**What you should do:** Using the listing below, output only the lines from the one that contains "Generate a component" through the one that contains "string; size: number;", inclusive, exactly as given and without images.

**Raw records:**
━━━━━━━━━━━━━━━━
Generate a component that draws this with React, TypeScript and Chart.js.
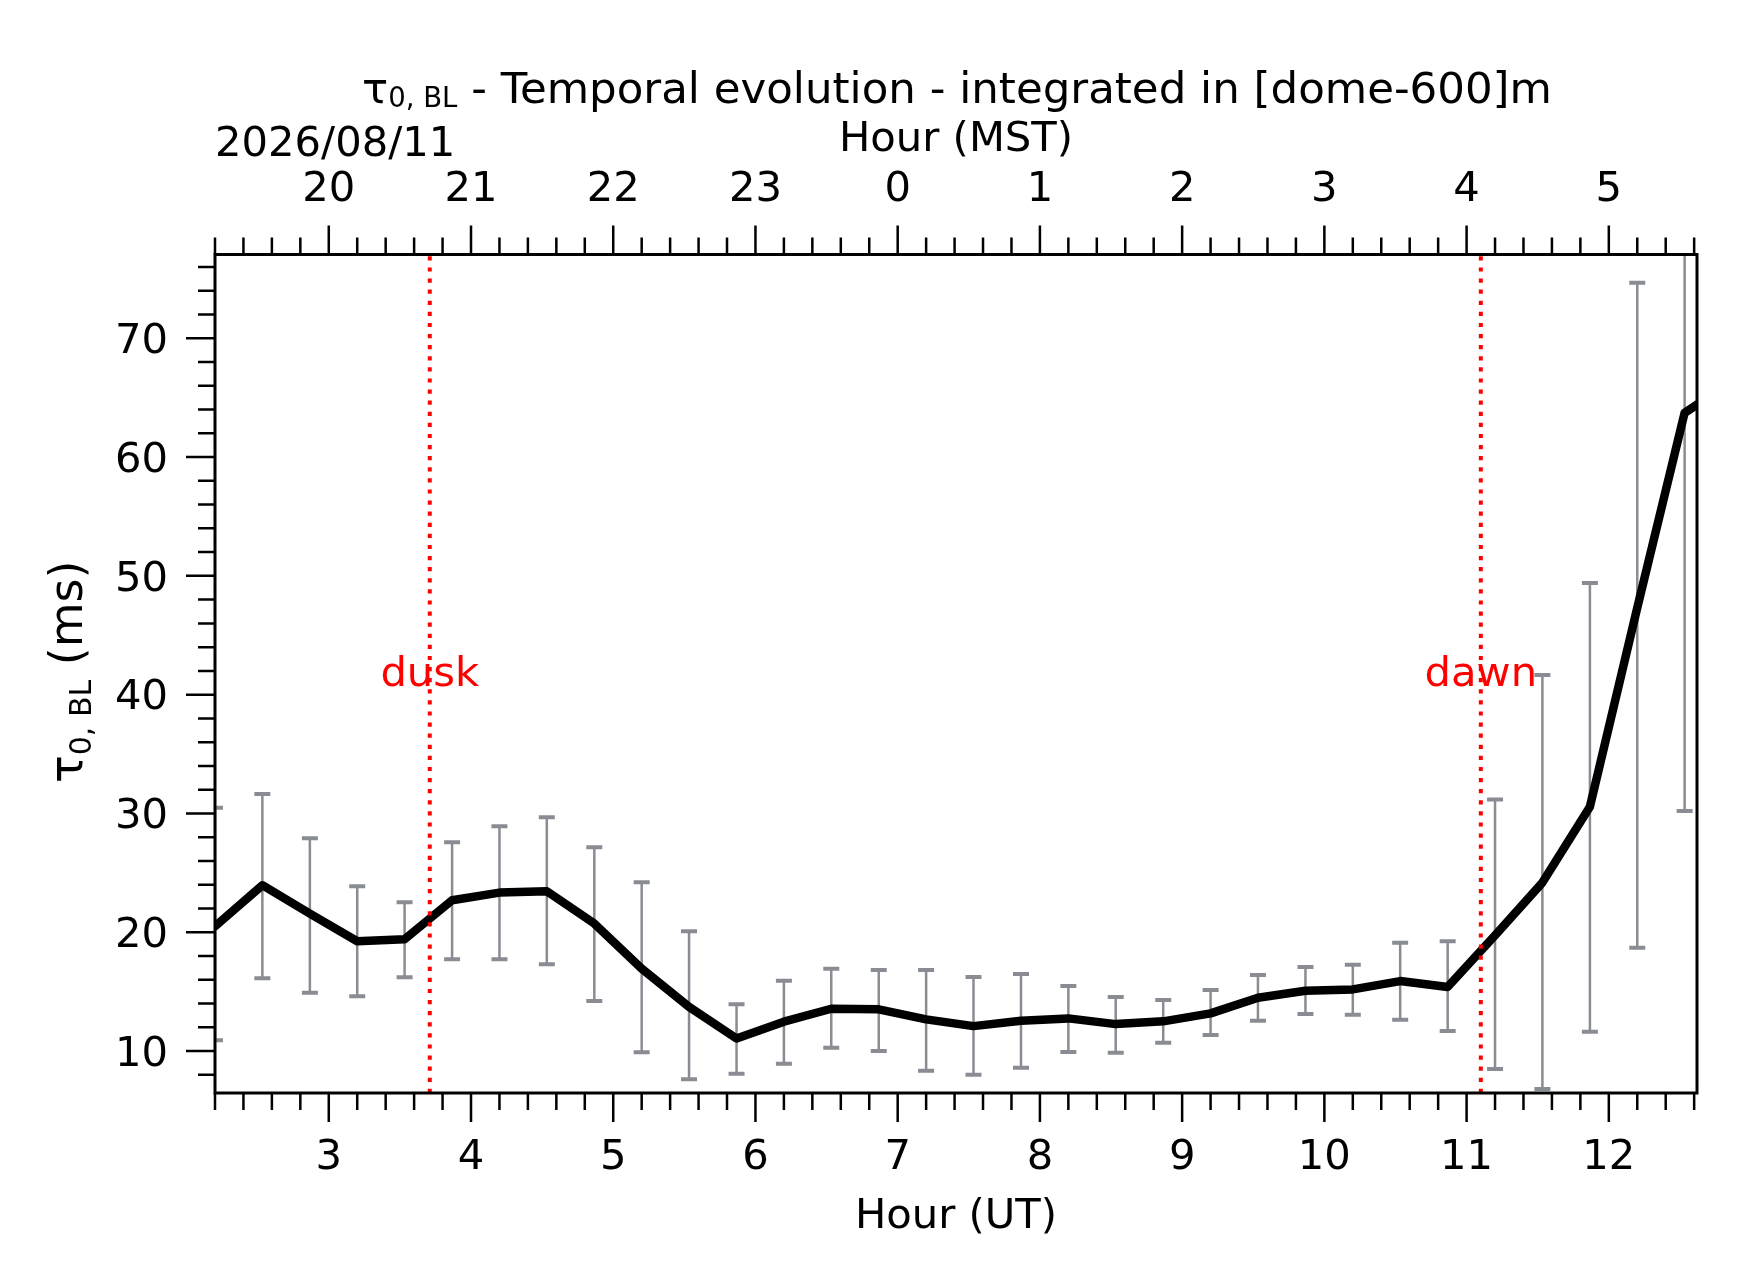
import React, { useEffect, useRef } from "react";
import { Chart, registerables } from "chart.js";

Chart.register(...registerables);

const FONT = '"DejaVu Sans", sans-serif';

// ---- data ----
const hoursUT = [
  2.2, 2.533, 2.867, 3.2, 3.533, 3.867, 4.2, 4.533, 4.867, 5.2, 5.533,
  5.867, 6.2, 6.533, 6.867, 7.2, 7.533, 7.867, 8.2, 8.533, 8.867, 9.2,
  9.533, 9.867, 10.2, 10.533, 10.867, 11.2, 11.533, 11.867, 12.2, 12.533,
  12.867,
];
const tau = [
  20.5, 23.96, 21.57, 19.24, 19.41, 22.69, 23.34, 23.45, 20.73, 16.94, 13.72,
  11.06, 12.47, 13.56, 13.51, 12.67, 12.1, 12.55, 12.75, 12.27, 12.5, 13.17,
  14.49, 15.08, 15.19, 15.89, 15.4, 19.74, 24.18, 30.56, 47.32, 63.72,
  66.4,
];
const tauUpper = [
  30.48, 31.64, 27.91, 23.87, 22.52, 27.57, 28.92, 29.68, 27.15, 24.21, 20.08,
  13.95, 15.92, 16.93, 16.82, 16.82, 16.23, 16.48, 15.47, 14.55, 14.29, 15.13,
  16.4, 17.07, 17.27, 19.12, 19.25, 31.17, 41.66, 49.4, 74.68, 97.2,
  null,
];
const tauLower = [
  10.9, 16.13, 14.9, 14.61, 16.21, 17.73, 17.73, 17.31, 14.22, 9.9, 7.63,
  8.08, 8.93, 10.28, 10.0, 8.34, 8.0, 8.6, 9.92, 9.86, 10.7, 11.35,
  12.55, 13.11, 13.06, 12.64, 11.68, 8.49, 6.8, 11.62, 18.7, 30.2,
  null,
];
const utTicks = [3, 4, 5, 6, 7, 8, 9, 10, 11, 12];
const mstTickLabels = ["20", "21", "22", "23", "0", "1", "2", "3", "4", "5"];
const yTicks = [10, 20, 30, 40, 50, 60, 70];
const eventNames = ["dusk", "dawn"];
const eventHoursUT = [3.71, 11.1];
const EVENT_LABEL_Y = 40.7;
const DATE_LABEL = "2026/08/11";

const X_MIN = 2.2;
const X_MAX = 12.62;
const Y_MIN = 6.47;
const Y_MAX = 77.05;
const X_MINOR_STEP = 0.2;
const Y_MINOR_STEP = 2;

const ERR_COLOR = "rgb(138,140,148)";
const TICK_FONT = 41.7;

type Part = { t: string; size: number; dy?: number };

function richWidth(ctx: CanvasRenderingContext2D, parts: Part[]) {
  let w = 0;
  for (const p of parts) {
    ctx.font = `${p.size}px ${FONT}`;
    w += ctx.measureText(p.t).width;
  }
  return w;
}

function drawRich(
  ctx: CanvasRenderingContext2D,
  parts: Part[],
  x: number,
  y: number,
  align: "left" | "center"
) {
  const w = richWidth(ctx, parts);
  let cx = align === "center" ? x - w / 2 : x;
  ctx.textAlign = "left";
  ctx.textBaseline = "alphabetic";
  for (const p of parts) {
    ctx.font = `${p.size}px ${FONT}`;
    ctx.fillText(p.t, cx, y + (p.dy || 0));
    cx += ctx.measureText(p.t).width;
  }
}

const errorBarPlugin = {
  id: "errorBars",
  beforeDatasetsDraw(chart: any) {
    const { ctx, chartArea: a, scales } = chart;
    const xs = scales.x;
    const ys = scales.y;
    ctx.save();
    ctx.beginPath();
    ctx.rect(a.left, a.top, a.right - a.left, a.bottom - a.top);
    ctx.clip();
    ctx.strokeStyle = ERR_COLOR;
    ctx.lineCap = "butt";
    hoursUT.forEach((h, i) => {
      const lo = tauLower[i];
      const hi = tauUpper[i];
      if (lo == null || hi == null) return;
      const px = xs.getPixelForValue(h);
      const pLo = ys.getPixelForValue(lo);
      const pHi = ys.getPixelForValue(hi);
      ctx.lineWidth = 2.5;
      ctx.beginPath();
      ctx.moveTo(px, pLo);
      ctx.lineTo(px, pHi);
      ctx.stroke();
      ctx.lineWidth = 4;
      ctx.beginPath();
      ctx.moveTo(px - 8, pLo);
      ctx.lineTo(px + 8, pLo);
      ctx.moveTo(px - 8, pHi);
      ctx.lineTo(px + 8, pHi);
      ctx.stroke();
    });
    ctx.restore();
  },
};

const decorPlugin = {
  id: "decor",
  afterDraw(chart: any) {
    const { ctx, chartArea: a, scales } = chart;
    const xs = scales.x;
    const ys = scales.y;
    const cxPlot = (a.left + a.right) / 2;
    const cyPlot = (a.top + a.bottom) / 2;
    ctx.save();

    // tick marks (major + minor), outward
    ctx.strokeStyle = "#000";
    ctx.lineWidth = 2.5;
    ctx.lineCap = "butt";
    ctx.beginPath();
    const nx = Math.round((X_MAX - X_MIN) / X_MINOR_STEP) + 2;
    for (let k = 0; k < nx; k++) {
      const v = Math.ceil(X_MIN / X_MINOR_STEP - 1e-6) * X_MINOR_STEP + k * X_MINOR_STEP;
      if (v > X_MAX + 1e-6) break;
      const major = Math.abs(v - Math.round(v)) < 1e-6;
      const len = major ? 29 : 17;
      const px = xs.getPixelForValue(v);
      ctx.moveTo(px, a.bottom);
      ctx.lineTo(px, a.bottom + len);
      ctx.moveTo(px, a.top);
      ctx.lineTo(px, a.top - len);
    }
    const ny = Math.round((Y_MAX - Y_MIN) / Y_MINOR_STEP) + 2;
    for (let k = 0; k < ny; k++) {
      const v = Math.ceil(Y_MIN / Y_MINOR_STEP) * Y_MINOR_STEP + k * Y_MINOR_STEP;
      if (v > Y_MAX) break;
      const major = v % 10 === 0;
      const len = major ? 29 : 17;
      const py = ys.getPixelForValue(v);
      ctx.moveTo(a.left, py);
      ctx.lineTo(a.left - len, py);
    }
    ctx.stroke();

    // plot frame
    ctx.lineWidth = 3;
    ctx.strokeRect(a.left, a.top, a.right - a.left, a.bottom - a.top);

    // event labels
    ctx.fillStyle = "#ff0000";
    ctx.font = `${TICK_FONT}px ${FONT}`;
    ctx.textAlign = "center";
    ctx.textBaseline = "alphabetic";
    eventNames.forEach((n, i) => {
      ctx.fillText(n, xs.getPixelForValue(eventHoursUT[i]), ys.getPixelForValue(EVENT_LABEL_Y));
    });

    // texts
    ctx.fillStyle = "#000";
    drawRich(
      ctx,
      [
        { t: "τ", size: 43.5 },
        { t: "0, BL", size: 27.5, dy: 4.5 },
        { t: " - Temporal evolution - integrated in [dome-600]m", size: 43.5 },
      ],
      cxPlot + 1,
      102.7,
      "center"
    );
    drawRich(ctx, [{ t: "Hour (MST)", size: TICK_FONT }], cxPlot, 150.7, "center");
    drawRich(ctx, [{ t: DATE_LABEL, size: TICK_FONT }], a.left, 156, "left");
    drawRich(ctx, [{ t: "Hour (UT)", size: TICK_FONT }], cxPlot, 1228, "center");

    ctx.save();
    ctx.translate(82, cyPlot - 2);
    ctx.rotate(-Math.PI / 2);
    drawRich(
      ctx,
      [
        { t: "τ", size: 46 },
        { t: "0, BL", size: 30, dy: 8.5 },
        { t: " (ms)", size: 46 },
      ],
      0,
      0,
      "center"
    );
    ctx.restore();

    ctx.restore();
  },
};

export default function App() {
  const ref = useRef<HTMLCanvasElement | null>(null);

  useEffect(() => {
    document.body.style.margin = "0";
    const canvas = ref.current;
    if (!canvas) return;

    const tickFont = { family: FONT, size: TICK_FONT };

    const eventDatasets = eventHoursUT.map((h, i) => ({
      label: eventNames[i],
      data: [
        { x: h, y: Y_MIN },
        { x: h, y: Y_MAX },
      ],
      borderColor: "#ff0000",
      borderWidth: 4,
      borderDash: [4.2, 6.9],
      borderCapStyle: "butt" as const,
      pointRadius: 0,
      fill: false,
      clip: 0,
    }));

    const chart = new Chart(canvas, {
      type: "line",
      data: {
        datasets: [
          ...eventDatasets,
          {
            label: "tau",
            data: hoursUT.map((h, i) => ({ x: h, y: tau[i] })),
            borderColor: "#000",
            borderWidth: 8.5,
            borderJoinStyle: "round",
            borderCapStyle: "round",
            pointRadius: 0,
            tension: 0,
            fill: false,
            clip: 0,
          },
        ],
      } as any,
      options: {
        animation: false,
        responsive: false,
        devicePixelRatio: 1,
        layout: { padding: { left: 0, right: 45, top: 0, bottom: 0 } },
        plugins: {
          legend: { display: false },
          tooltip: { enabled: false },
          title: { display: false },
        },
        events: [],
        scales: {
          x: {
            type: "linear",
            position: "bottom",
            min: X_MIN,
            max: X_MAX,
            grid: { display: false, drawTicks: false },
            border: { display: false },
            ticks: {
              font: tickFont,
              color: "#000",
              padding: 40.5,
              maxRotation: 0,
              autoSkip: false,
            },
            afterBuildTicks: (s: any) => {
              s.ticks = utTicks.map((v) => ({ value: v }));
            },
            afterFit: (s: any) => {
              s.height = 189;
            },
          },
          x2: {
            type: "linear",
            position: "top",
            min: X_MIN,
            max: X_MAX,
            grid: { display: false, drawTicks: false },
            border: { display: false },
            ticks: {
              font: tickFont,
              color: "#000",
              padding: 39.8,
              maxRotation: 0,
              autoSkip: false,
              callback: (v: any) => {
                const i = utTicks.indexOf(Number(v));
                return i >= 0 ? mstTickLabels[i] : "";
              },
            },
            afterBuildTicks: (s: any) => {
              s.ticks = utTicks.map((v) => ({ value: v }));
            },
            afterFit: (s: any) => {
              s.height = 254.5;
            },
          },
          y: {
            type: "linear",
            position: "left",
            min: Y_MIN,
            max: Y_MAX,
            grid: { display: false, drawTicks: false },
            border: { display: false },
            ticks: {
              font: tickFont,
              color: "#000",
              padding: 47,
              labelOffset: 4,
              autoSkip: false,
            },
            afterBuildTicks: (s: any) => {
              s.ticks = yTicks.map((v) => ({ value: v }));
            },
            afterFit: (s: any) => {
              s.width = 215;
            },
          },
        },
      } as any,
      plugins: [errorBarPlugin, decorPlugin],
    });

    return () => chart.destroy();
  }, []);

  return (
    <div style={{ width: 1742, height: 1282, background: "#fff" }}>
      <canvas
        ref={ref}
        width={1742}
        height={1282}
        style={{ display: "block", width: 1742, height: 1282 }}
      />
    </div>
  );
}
━━━━━━━━━━━━━━━━
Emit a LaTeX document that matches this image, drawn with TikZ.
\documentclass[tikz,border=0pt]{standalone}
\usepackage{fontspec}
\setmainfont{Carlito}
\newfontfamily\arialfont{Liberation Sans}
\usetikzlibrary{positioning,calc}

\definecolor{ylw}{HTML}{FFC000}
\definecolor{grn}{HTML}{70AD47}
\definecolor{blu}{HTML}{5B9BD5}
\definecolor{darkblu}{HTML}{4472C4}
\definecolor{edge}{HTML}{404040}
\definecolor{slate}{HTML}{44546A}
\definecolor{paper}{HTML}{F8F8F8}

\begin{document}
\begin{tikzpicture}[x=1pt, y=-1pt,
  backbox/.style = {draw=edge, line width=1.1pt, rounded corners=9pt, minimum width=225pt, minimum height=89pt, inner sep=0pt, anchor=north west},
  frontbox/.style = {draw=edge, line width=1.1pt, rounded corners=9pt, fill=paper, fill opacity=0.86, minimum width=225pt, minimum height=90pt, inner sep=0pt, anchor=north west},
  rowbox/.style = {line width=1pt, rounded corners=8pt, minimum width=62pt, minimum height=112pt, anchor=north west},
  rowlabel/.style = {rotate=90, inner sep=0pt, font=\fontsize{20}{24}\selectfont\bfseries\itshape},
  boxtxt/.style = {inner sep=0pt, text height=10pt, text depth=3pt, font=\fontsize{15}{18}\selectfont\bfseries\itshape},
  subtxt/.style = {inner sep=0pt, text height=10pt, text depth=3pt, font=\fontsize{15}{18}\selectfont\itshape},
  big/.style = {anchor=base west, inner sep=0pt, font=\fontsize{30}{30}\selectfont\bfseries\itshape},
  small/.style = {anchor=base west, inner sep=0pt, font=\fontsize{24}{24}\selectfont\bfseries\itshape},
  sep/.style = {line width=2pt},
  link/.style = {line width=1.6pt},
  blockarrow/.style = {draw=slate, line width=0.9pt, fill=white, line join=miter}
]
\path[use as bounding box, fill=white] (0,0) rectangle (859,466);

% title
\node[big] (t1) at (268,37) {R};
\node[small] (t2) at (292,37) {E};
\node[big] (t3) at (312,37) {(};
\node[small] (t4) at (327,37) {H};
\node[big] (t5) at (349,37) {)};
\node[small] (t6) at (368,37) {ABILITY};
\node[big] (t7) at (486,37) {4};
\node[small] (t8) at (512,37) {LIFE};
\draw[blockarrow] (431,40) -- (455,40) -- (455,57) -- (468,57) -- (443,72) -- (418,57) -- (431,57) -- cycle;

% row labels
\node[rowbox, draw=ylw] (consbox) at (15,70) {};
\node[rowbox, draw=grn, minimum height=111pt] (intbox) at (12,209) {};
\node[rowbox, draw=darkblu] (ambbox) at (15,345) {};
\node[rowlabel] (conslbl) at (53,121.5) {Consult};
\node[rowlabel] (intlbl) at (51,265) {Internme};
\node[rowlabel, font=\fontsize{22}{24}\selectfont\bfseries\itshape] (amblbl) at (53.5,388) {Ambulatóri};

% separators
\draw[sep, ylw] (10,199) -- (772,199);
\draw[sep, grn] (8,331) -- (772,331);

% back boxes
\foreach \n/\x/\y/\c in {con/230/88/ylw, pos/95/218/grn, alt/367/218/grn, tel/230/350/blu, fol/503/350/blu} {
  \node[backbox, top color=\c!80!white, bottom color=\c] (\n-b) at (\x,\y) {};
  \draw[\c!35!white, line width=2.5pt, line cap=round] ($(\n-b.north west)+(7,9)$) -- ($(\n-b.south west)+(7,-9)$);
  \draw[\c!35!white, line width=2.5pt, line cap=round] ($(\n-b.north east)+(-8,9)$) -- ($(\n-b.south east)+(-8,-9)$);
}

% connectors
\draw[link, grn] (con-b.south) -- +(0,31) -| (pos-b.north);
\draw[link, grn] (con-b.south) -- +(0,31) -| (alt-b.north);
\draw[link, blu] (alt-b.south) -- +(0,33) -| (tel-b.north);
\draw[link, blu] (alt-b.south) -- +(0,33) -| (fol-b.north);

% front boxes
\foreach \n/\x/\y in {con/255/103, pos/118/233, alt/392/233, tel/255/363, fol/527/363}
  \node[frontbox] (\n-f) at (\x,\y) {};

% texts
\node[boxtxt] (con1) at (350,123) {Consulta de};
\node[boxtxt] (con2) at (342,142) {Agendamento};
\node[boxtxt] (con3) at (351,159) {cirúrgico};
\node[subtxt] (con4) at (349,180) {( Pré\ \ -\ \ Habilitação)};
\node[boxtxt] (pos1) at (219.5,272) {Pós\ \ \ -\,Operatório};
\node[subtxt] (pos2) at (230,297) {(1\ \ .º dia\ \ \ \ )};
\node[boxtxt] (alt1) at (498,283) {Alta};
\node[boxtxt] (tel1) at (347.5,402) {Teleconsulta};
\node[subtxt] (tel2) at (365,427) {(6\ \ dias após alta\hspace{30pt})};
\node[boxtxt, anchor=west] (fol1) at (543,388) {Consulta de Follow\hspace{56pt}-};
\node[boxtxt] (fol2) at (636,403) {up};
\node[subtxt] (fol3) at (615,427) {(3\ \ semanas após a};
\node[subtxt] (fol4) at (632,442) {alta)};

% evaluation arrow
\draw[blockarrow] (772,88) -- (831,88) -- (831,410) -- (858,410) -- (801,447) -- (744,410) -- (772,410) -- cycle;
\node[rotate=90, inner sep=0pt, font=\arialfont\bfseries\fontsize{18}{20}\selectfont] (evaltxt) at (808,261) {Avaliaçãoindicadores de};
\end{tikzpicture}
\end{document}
━━━━━━━━━━━━━━━━
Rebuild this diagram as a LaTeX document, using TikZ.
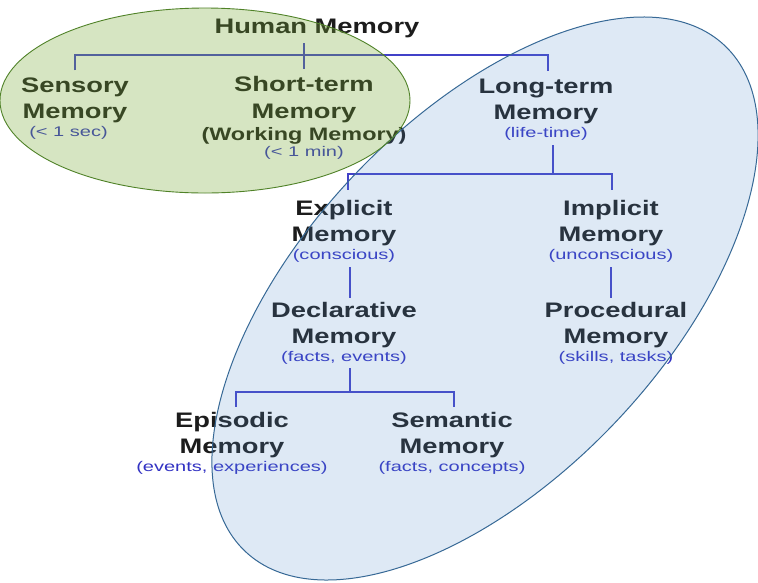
━━━━━━━━━━━━━━━━
**Final result:**
Generate a component that draws this with React, TypeScript and Chart.js.
import React, { useEffect, useRef } from "react";
import { Chart, registerables } from "chart.js";

Chart.register(...registerables);

const FONT = '"DejaVu Sans", sans-serif';

// ---- data ----
const hoursUT = [
  2.2, 2.533, 2.867, 3.2, 3.533, 3.867, 4.2, 4.533, 4.867, 5.2, 5.533,
  5.867, 6.2, 6.533, 6.867, 7.2, 7.533, 7.867, 8.2, 8.533, 8.867, 9.2,
  9.533, 9.867, 10.2, 10.533, 10.867, 11.2, 11.533, 11.867, 12.2, 12.533,
  12.867,
];
const tau = [
  20.5, 23.96, 21.57, 19.24, 19.41, 22.69, 23.34, 23.45, 20.73, 16.94, 13.72,
  11.06, 12.47, 13.56, 13.51, 12.67, 12.1, 12.55, 12.75, 12.27, 12.5, 13.17,
  14.49, 15.08, 15.19, 15.89, 15.4, 19.74, 24.18, 30.56, 47.32, 63.72,
  66.4,
];
const tauUpper = [
  30.48, 31.64, 27.91, 23.87, 22.52, 27.57, 28.92, 29.68, 27.15, 24.21, 20.08,
  13.95, 15.92, 16.93, 16.82, 16.82, 16.23, 16.48, 15.47, 14.55, 14.29, 15.13,
  16.4, 17.07, 17.27, 19.12, 19.25, 31.17, 41.66, 49.4, 74.68, 97.2,
  null,
];
const tauLower = [
  10.9, 16.13, 14.9, 14.61, 16.21, 17.73, 17.73, 17.31, 14.22, 9.9, 7.63,
  8.08, 8.93, 10.28, 10.0, 8.34, 8.0, 8.6, 9.92, 9.86, 10.7, 11.35,
  12.55, 13.11, 13.06, 12.64, 11.68, 8.49, 6.8, 11.62, 18.7, 30.2,
  null,
];
const utTicks = [3, 4, 5, 6, 7, 8, 9, 10, 11, 12];
const mstTickLabels = ["20", "21", "22", "23", "0", "1", "2", "3", "4", "5"];
const yTicks = [10, 20, 30, 40, 50, 60, 70];
const eventNames = ["dusk", "dawn"];
const eventHoursUT = [3.71, 11.1];
const EVENT_LABEL_Y = 40.7;
const DATE_LABEL = "2026/08/11";

const X_MIN = 2.2;
const X_MAX = 12.62;
const Y_MIN = 6.47;
const Y_MAX = 77.05;
const X_MINOR_STEP = 0.2;
const Y_MINOR_STEP = 2;

const ERR_COLOR = "rgb(138,140,148)";
const TICK_FONT = 41.7;

type Part = { t: string; size: number; dy?: number };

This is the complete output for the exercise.